Country Driving is a very readable adventure through remote villages and emerging urban areas in a rapidly changing China. Far more than a scenic ride (not a picture book); this is a journey through the turbulent interface of ancient culture breathing in modern influence.
Told with sensitivity and humour, this story carries us through the dramas of characters we meet along the way with the ease of a TV remote surfing through streams of reality SitComs. But nothing is staged, no-one has a script, and there is no director in sight, only hopeful slogans on countless bill boards. As the personalities emerge, you love them or you don't - either way you feel the changes through their experiences.
In three separate journeys, Country Driving first covers around 7,000 miles across Northern China following the Great Wall, starting in the east.
Next, Hessler seeks out a 'writer's retreat' in a small farming village called Sancha, where he spends about six years on and off (from his base in Beijing). During which time, of particular note, we meet the idiot, the shitkicker, and the local party secretary (one of the few women in this role); we experience the trials and joys of young Wei Jia growing up; the business endeavours of his father Wei Ziqi; and the helplessness of his increasingly frustrated mother Cao Chunmei as her hopes and dreams are quietly extinguished one after another.
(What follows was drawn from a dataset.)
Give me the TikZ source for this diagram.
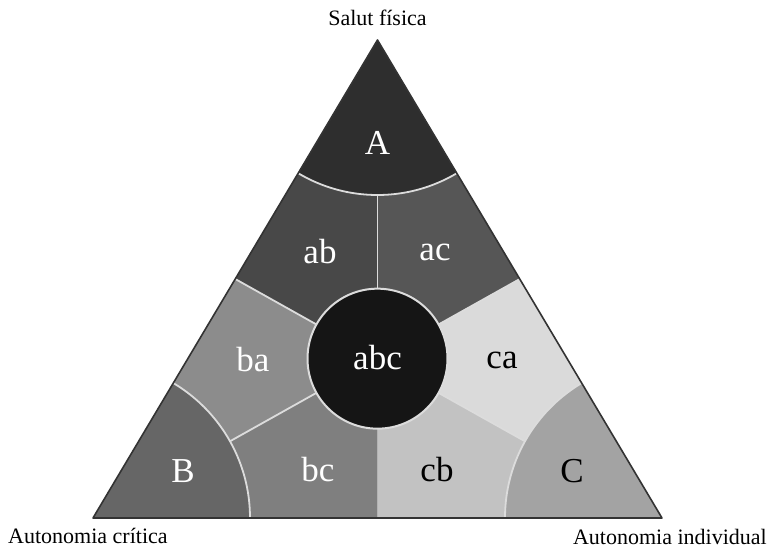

Finally, we are taken south to find a relatively untouched village in the pathway of progress (in the form of a new government-built expressway). Here we watch urban development transforming the village over a period of just over two years. Of all the migrants attracted to the growing town, you have to love the feisty young Tao Yufeng. As Boss Gao remarked "That girl knows how to get things done." I'm sure you will agree when you find out what he meant.
This book was as enjoyable to read as a good novel.